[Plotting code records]
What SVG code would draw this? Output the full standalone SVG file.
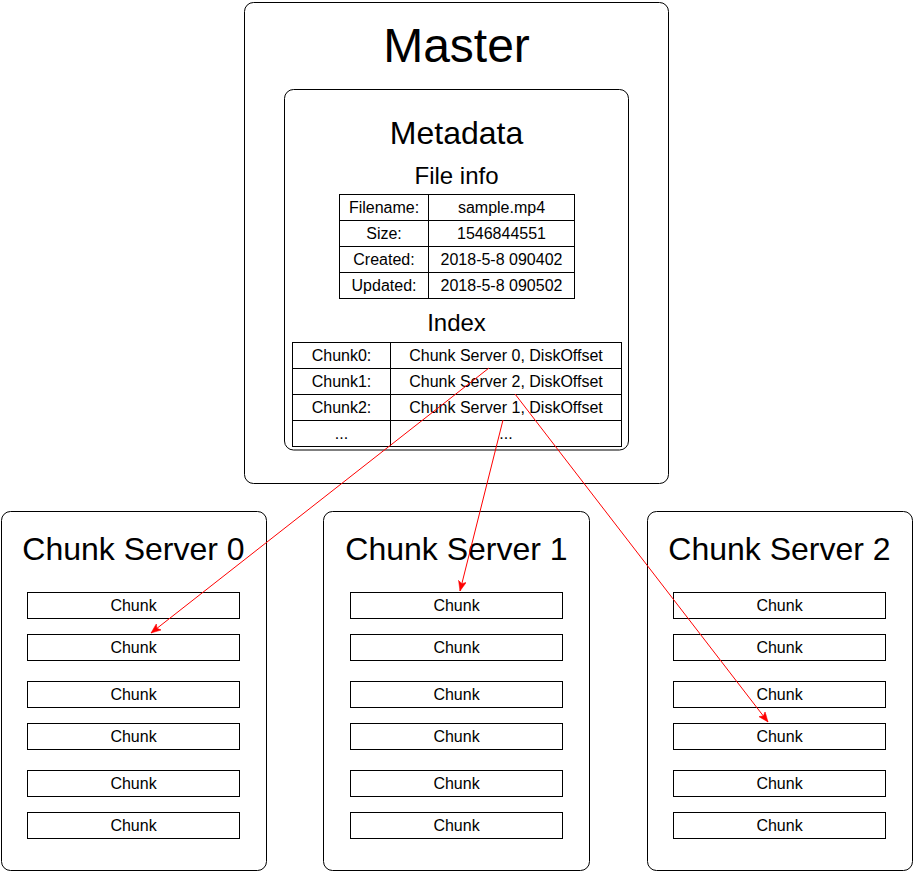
<svg xmlns="http://www.w3.org/2000/svg" width="913" height="872" viewBox="0 0 913 872">
<defs>
<style>
.box{fill:#fff;stroke:#000;stroke-width:1}
.cell{fill:none;stroke:#000;stroke-width:1}
text{font-family:"Liberation Sans",Arial,Helvetica,sans-serif;fill:#000;text-anchor:middle}
.t48{font-size:48px}
.t32{font-size:32px}
.t24{font-size:24px}
.t16{font-size:16px}
.edge{fill:none;stroke:#ff0000;stroke-width:1}
</style>
<marker id="arrow" markerUnits="userSpaceOnUse" markerWidth="11" markerHeight="8" refX="10" refY="4" orient="auto">
<path d="M0,0 L10,4 L0,8 L2.5,4 Z" fill="#ff0000" stroke="#ff0000" stroke-width="0.5"/>
</marker>
</defs>
<rect width="913" height="872" fill="#fff"/>

<g id="master">
<rect class="box" x="244.5" y="2.5" width="424" height="481" rx="9"/>
<text class="t48" x="456.5" y="62">Master</text>
</g>

<g id="metadata">
<rect class="box" x="284.5" y="89.5" width="344" height="360.5" rx="9"/>
<text class="t32" x="456.5" y="144">Metadata</text>
<text class="t24" x="456.5" y="184">File info</text>
</g>

<g id="fileinfo-table">
<rect class="cell" x="339.5" y="194.5" width="235" height="104"/>
<line class="cell" x1="428.5" y1="194.5" x2="428.5" y2="298.5"/>
<line class="cell" x1="339.5" y1="220.5" x2="574.5" y2="220.5"/>
<line class="cell" x1="339.5" y1="246.5" x2="574.5" y2="246.5"/>
<line class="cell" x1="339.5" y1="272.5" x2="574.5" y2="272.5"/>
<text class="t16" x="384" y="213">Filename:</text>
<text class="t16" x="501.5" y="213">sample.mp4</text>
<text class="t16" x="384" y="239">Size:</text>
<text class="t16" x="501.5" y="239">1546844551</text>
<text class="t16" x="384" y="265">Created:</text>
<text class="t16" x="501.5" y="265">2018-5-8 090402</text>
<text class="t16" x="384" y="291">Updated:</text>
<text class="t16" x="501.5" y="291">2018-5-8 090502</text>
</g>

<g id="index-table">
<text class="t24" x="456.5" y="331">Index</text>
<rect class="cell" x="292.5" y="342.5" width="329" height="104"/>
<line class="cell" x1="390.5" y1="342.5" x2="390.5" y2="446.5"/>
<line class="cell" x1="292.5" y1="368.5" x2="621.5" y2="368.5"/>
<line class="cell" x1="292.5" y1="394.5" x2="621.5" y2="394.5"/>
<line class="cell" x1="292.5" y1="420.5" x2="621.5" y2="420.5"/>
<text class="t16" x="341.5" y="361">Chunk0:</text>
<text class="t16" x="506" y="361">Chunk Server 0, DiskOffset</text>
<text class="t16" x="341.5" y="387">Chunk1:</text>
<text class="t16" x="506" y="387">Chunk Server 2, DiskOffset</text>
<text class="t16" x="341.5" y="413">Chunk2:</text>
<text class="t16" x="506" y="413">Chunk Server 1, DiskOffset</text>
<text class="t16" x="341.5" y="439">...</text>
<text class="t16" x="506" y="439">...</text>
</g>

<g id="server0">
<rect class="box" x="1.5" y="511.5" width="265" height="359" rx="9"/>
<text class="t32" x="133.5" y="560">Chunk Server 0</text>
<rect class="box" x="27.5" y="592.5" width="212" height="26"/><text class="t16" x="133.5" y="611">Chunk</text>
<rect class="box" x="27.5" y="634.5" width="212" height="26"/><text class="t16" x="133.5" y="653">Chunk</text>
<rect class="box" x="27.5" y="681.5" width="212" height="26"/><text class="t16" x="133.5" y="700">Chunk</text>
<rect class="box" x="27.5" y="723.5" width="212" height="26"/><text class="t16" x="133.5" y="742">Chunk</text>
<rect class="box" x="27.5" y="770.5" width="212" height="26"/><text class="t16" x="133.5" y="789">Chunk</text>
<rect class="box" x="27.5" y="812.5" width="212" height="26"/><text class="t16" x="133.5" y="831">Chunk</text>
</g>

<g id="server1">
<rect class="box" x="323.5" y="511.5" width="266" height="359" rx="9"/>
<text class="t32" x="456.5" y="560">Chunk Server 1</text>
<rect class="box" x="350.5" y="592.5" width="212" height="26"/><text class="t16" x="456.5" y="611">Chunk</text>
<rect class="box" x="350.5" y="634.5" width="212" height="26"/><text class="t16" x="456.5" y="653">Chunk</text>
<rect class="box" x="350.5" y="681.5" width="212" height="26"/><text class="t16" x="456.5" y="700">Chunk</text>
<rect class="box" x="350.5" y="723.5" width="212" height="26"/><text class="t16" x="456.5" y="742">Chunk</text>
<rect class="box" x="350.5" y="770.5" width="212" height="26"/><text class="t16" x="456.5" y="789">Chunk</text>
<rect class="box" x="350.5" y="812.5" width="212" height="26"/><text class="t16" x="456.5" y="831">Chunk</text>
</g>

<g id="server2">
<rect class="box" x="647.5" y="511.5" width="265" height="359" rx="9"/>
<text class="t32" x="779.5" y="560">Chunk Server 2</text>
<rect class="box" x="673.5" y="592.5" width="212" height="26"/><text class="t16" x="779.5" y="611">Chunk</text>
<rect class="box" x="673.5" y="634.5" width="212" height="26"/><text class="t16" x="779.5" y="653">Chunk</text>
<rect class="box" x="673.5" y="681.5" width="212" height="26"/><text class="t16" x="779.5" y="700">Chunk</text>
<rect class="box" x="673.5" y="723.5" width="212" height="26"/><text class="t16" x="779.5" y="742">Chunk</text>
<rect class="box" x="673.5" y="770.5" width="212" height="26"/><text class="t16" x="779.5" y="789">Chunk</text>
<rect class="box" x="673.5" y="812.5" width="212" height="26"/><text class="t16" x="779.5" y="831">Chunk</text>
</g>

<g id="connectors">
<line class="edge" x1="489" y1="368" x2="151" y2="633" marker-end="url(#arrow)"/>
<line class="edge" x1="515" y1="394" x2="768" y2="722" marker-end="url(#arrow)"/>
<line class="edge" x1="503" y1="420" x2="460" y2="591" marker-end="url(#arrow)"/>
</g>
</svg>
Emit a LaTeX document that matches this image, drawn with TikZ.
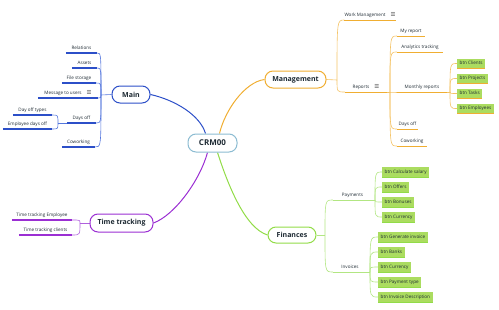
\documentclass[tikz,border=0pt]{standalone}
\usepackage{fontspec}
\setmainfont{Open Sans}
\newfontfamily\iconfont{DejaVu Sans}
\usetikzlibrary{calc,backgrounds}
\definecolor{cblue}{HTML}{2C4FC8}
\definecolor{cblueL}{HTML}{5577DD}
\definecolor{corange}{HTML}{F0AE32}
\definecolor{corangeL}{HTML}{F4C366}
\definecolor{cpurple}{HTML}{9B2FD3}
\definecolor{cpurpleL}{HTML}{B060DD}
\definecolor{cgreen}{HTML}{92DC48}
\definecolor{cgreenL}{HTML}{B2E682}
\definecolor{cbox}{HTML}{ABDC60}
\definecolor{croot}{HTML}{8CBCD2}
\definecolor{ctext}{HTML}{1E2A33}
\definecolor{cicon}{HTML}{444444}
\newcommand{\menuicon}{{\iconfont\fontsize{5.5}{6}\selectfont\color{cicon}☰}}
\tikzset{
  topic/.style={draw, line width=1pt, rounded corners=8pt, fill=white,
    font=\fontsize{7}{8}\selectfont\bfseries, text=ctext, inner sep=0pt, minimum height=17pt},
  leaf/.style={inner xsep=0pt, inner ysep=2.5pt, font=\fontsize{4.6}{5}\selectfont,
    text=ctext, anchor=south, text height=3.4pt, text depth=1pt},
  btn/.style={fill=cbox, anchor=west, inner xsep=2.5pt,
    minimum height=10pt, inner ysep=0pt, font=\fontsize{4.6}{5}\selectfont, text=ctext,
    text height=3.4pt, text depth=1pt},
  fanB/.style={draw=cblueL, line width=0.6pt},
  fanO/.style={draw=corangeL, line width=0.6pt},
  fanG/.style={draw=cgreenL, line width=0.6pt},
  fanP/.style={draw=cpurpleL, line width=0.6pt},
  ulB/.style={draw=cblue, line width=1.2pt},
  ulO/.style={draw=corange, line width=0.8pt},
  ulG/.style={draw=cgreenL, line width=0.8pt},
  ulGB/.style={draw=cgreen, line width=0.8pt},
  ulP/.style={draw=cpurple, line width=1.1pt},
}
\begin{document}
\begin{tikzpicture}[x=1pt,y=-1pt]
\useasboundingbox (0,0) rectangle (499,309);

% topics
\node[topic, draw=croot, minimum width=49pt, minimum height=18pt, font=\fontsize{8}{9}\selectfont\bfseries] (root) at (212.5,143) {CRM00};
\node[topic, draw=cblue, minimum width=38pt] (main) at (131,94.5) {Main};
\node[topic, draw=corange, minimum width=61pt] (mgmt) at (295.5,79.5) {Management};
\node[topic, draw=cpurple, minimum width=63pt, minimum height=18pt] (tt) at (121.5,223) {Time tracking};
\node[topic, draw=cgreen, minimum width=48pt, minimum height=16pt] (fin) at (292,235) {Finances};

% Main leaves
\node[leaf, minimum width=31pt] (rel) at (81.5,53) {Relations};
\node[leaf, minimum width=25pt] (assets) at (84.5,68) {Assets};
\node[leaf, minimum width=34pt] (files) at (79,83) {File storage};
\node[leaf, minimum width=60pt] (msg) at (68,98) {Message to users\hspace{5pt}\menuicon};
\node[leaf, minimum width=29pt] (days) at (81.5,123) {Days off};
\node[leaf, minimum width=39pt] (dtypes) at (32.5,115) {Day off types};
\node[leaf, minimum width=49pt] (edays) at (27.5,129) {Employee days off};
\node[leaf, minimum width=33pt] (cowork) at (78.5,147) {Coworking};

% Management leaves
\node[leaf, minimum width=50pt] (wm) at (370,20) {Work Management\hspace{5pt}\menuicon};
\node[leaf, minimum width=42pt] (reports) at (366,92) {Reports\hspace{5pt}\menuicon};
\node[leaf, minimum width=28pt] (myrep) at (411,36) {My report};
\node[leaf, minimum width=46pt] (analytics) at (420,52) {Analytics tracking};
\node[leaf, minimum width=50pt] (monthly) at (422,92) {Monthly reports};
\node[leaf, minimum width=21pt] (rdays) at (407.5,129) {Days off};
\node[leaf, minimum width=30pt] (rcow) at (412,146) {Coworking};
\node[btn] (bclients) at (457,63.5) {btn Clients};
\node[btn] (bprojects) at (457,78.5) {btn Projects};
\node[btn] (btasks) at (457,93.5) {btn Tasks};
\node[btn] (bemployees) at (457,108.5) {btn Employees};

% Finances leaves
\node[leaf, minimum width=39pt] (payments) at (352.5,200) {Payments};
\node[leaf, minimum width=34pt] (invoices) at (350,272) {Invoices};
\node[btn] (bsalary) at (382,172) {btn Calculate salary};
\node[btn] (boffers) at (382,187) {btn Offers};
\node[btn] (bbonuses) at (382,202) {btn Bonuses};
\node[btn] (bcurrA) at (382,217) {btn Currency};
\node[btn] (bgen) at (378,237) {btn Generate invoice};
\node[btn] (bbanks) at (378,252) {btn Banks};
\node[btn] (bcurrB) at (378,267) {btn Currency};
\node[btn] (bptype) at (378,282) {btn Payment type};
\node[btn] (bdesc) at (378,297) {btn Invoice Description};

% Time tracking leaves
\node[leaf, minimum width=60pt] (ttE) at (42,220) {Time tracking Employee};
\node[leaf, minimum width=53pt] (ttC) at (45.5,235) {Time tracking clients};

% branch points
\coordinate (mB) at (101,95);
\coordinate (dB) at (58,123);
\coordinate (gB) at (337,80);
\coordinate (rB) at (390,92);
\coordinate (moB) at (450,92);
\coordinate (fB) at (325,235);
\coordinate (pB) at (375,200);
\coordinate (iB) at (370,272);
\coordinate (tB) at (80,223);

% box bottom edges
\foreach \n in {bclients,bprojects,btasks,bemployees}
  \draw[ulO] (\n.south west) -- (\n.south east);
\foreach \n in {bsalary,boffers,bbonuses,bcurrA,bgen,bbanks,bcurrB,bptype,bdesc}
  \draw[ulGB] (\n.south west) -- (\n.south east);

\begin{scope}[on background layer]
% root connectors
\draw[cblue, line width=1pt] ([xshift=-7pt]root.north) .. controls (200,115) and (175,100) .. (main.east);
\draw[corange, line width=1pt] ([xshift=7pt]root.north) .. controls (225,110) and (245,82) .. (mgmt.west);
\draw[cpurple, line width=1pt] ([xshift=-5pt]root.south) .. controls (200,180) and (175,215) .. (tt.east);
\draw[cgreen, line width=1pt] ([xshift=5pt]root.south) .. controls (228,185) and (245,228) .. (fin.west);

% Main fan
\draw[fanB] (main.west) -- (mB);
\foreach \n in {rel,assets,files,msg,days,cowork}
  \draw[fanB] (mB) .. controls (mB |- \n.south east) .. (\n.south east);
\draw[fanB] (days.south west) -- (dB);
\foreach \n in {dtypes,edays}
  \draw[fanB] (dB) .. controls (dB |- \n.south east) .. (\n.south east);
\foreach \n in {rel,assets,files,msg,days,cowork,dtypes,edays}
  \draw[ulB] (\n.south west) -- (\n.south east);

% Management fan
\draw[fanO] (mgmt.east) -- (gB);
\foreach \n in {wm,reports}
  \draw[fanO] (gB) .. controls (gB |- \n.south west) .. (\n.south west);
\draw[fanO] (reports.south east) -- (rB);
\foreach \n in {myrep,analytics,monthly,rdays,rcow}
  \draw[fanO] (rB) .. controls (rB |- \n.south west) .. (\n.south west);
\draw[fanO] (monthly.south east) -- (moB);
\foreach \n in {bclients,bprojects,btasks,bemployees}
  \draw[fanO] (moB) .. controls (moB |- \n.west) .. (\n.west);
\foreach \n in {wm,reports,myrep,analytics,monthly,rdays,rcow}
  \draw[ulO] (\n.south west) -- (\n.south east);

% Finances fan
\draw[fanG] (fin.east) -- (fB);
\foreach \n in {payments,invoices}
  \draw[fanG] (fB) .. controls (fB |- \n.south west) .. (\n.south west);
\draw[fanG] (payments.south east) -- (pB);
\foreach \n in {bsalary,boffers,bbonuses,bcurrA}
  \draw[fanG] (pB) .. controls (pB |- \n.west) .. (\n.west);
\draw[fanG] (invoices.south east) -- (iB);
\foreach \n in {bgen,bbanks,bcurrB,bptype,bdesc}
  \draw[fanG] (iB) .. controls (iB |- \n.west) .. (\n.west);
\foreach \n in {payments,invoices}
  \draw[ulG] (\n.south west) -- (\n.south east);

% Time tracking fan
\draw[fanP] (tt.west) -- (tB);
\foreach \n in {ttE,ttC}
  \draw[fanP] (tB) .. controls (tB |- \n.south east) .. (\n.south east);
\foreach \n in {ttE,ttC}
  \draw[ulP] (\n.south west) -- (\n.south east);
\end{scope}
\end{tikzpicture}
\end{document}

Exercise brief>
What is the number of lines that hold the string "this"? Reply with that number alone.

Task output>
2